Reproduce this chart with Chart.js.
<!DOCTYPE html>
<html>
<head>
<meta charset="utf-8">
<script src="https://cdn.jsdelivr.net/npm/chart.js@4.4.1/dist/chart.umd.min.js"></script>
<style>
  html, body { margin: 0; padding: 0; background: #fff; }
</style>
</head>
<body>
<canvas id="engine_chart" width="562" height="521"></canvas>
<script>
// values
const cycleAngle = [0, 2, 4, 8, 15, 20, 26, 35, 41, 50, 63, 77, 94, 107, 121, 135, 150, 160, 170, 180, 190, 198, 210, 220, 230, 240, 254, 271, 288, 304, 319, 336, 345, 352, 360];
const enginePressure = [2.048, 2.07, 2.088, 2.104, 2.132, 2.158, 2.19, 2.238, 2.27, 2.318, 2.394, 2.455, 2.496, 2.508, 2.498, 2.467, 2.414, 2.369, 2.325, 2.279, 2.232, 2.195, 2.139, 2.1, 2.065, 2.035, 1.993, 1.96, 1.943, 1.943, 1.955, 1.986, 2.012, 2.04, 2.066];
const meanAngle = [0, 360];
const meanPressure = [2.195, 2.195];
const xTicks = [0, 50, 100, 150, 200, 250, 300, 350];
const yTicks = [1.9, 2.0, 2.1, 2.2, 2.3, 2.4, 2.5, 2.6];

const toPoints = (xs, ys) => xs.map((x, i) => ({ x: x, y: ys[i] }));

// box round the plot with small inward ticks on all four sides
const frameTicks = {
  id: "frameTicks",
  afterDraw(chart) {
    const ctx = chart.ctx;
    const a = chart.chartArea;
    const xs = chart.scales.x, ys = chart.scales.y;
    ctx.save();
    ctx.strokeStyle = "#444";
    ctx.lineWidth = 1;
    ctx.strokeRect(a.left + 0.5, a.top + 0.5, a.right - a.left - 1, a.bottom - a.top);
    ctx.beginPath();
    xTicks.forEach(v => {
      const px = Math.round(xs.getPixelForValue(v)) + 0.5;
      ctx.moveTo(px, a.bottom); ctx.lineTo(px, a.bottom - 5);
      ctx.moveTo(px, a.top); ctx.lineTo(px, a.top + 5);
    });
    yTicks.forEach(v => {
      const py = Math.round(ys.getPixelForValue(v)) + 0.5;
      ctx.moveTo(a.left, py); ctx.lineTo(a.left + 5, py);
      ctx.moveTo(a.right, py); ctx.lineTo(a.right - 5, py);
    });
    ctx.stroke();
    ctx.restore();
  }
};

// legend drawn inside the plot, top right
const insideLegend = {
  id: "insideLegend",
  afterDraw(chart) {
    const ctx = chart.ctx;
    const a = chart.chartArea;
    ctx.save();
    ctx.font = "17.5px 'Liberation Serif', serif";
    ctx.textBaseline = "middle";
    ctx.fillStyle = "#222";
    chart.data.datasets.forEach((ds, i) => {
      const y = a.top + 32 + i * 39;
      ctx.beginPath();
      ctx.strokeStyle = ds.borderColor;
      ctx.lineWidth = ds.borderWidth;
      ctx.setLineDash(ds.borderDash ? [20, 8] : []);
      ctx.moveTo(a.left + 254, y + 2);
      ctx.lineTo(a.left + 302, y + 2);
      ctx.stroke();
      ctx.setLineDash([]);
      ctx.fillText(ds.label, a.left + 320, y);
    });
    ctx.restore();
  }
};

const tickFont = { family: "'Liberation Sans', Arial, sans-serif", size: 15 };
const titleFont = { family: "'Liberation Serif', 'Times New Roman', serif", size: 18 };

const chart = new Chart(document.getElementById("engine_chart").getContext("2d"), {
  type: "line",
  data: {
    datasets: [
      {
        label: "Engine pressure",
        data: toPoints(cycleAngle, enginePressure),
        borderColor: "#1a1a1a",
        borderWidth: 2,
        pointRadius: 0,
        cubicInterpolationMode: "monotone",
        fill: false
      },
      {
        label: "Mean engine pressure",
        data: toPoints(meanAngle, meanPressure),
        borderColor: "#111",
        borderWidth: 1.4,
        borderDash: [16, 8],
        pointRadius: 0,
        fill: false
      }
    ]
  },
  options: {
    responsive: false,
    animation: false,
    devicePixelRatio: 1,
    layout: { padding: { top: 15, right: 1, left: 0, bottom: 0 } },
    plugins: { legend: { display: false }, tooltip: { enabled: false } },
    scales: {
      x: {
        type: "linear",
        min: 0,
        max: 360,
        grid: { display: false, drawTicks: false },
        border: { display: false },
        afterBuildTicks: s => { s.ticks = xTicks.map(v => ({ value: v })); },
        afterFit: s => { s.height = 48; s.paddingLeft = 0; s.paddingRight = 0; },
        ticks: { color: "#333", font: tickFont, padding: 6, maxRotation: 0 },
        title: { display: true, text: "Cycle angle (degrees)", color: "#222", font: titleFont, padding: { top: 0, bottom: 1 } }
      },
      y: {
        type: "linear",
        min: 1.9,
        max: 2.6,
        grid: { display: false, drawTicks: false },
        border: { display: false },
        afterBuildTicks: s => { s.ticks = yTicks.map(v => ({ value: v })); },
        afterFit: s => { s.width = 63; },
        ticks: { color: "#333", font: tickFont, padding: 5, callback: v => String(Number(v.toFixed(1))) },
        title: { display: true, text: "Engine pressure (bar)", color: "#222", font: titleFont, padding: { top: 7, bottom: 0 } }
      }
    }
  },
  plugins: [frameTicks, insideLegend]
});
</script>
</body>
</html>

= = =

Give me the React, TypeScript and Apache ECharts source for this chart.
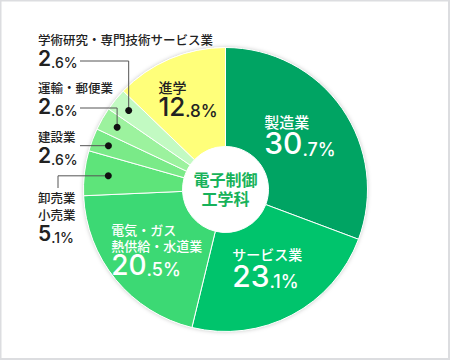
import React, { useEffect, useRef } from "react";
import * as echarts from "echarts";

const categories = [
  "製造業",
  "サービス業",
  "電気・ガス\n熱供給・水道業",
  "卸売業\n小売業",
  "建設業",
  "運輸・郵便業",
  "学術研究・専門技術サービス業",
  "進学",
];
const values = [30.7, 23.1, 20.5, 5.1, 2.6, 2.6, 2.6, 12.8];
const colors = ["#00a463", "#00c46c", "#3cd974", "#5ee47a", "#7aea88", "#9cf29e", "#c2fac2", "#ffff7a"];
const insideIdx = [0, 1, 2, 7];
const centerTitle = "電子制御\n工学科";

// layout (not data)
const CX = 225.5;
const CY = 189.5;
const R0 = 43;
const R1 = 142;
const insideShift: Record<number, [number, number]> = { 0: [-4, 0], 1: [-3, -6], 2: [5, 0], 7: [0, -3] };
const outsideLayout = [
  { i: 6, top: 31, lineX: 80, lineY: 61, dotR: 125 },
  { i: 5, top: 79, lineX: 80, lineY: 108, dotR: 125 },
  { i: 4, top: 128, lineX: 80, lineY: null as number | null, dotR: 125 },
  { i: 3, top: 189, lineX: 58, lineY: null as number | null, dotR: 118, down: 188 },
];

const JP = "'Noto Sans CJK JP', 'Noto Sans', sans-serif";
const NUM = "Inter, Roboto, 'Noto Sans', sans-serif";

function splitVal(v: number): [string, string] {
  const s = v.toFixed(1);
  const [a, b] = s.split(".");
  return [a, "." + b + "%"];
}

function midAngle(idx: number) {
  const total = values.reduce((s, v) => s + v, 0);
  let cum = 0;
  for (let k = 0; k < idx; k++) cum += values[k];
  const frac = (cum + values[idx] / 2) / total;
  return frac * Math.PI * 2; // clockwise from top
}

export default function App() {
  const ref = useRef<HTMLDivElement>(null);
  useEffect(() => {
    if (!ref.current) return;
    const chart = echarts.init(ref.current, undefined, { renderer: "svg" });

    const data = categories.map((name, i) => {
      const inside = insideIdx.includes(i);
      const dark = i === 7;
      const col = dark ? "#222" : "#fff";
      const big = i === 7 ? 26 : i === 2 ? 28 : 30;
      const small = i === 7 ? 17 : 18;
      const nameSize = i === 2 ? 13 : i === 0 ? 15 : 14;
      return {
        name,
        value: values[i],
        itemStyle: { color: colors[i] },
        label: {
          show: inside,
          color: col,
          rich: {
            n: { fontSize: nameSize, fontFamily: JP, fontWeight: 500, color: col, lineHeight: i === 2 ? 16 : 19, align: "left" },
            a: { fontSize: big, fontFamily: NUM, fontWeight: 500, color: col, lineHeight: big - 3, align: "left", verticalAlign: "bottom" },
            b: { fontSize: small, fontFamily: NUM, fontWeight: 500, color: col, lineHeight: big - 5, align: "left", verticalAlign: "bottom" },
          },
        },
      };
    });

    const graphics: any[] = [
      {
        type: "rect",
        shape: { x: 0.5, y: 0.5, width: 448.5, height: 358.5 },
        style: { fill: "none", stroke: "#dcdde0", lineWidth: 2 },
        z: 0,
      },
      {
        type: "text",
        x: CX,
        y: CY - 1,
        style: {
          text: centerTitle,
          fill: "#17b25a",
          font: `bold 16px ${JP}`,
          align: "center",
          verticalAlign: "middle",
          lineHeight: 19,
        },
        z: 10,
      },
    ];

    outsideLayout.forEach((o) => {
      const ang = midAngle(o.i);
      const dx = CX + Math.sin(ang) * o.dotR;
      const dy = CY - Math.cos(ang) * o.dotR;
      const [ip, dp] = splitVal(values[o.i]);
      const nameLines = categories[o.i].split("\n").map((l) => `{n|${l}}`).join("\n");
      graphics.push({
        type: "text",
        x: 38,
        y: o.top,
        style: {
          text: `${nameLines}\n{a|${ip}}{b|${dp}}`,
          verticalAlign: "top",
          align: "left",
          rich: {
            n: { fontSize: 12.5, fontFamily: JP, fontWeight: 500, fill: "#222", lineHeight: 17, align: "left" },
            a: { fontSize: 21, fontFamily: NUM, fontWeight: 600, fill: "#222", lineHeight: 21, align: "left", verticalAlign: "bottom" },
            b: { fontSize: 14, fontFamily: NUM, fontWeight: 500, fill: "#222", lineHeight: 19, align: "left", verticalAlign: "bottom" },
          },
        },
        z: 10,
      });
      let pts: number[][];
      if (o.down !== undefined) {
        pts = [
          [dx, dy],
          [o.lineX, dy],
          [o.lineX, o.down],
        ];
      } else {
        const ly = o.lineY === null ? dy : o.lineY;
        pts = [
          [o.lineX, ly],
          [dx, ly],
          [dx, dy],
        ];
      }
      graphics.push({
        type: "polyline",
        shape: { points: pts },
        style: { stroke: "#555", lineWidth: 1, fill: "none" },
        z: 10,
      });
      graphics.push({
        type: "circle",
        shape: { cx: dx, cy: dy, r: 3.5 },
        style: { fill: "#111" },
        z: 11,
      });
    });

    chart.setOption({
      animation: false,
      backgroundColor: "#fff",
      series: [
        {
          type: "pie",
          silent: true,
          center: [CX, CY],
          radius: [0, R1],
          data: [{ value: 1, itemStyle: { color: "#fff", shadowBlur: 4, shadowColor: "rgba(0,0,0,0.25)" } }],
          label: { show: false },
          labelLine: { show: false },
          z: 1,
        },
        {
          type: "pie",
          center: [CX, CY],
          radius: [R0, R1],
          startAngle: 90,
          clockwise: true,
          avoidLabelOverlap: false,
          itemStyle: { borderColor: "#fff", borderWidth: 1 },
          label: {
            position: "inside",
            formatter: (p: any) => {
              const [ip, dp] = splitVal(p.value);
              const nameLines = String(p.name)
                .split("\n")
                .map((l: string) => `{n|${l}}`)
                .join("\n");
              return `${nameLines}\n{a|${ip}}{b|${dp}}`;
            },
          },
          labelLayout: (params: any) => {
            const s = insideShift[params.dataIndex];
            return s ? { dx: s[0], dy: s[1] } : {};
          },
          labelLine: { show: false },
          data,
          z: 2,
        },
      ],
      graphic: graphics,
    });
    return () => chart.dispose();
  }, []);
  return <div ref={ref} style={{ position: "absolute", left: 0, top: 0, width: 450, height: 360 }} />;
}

= = =

**Given request:** Looking at the listing above, how many of its lines contain the string "with"? Give the number alone.

**Solution for this exercise:** 2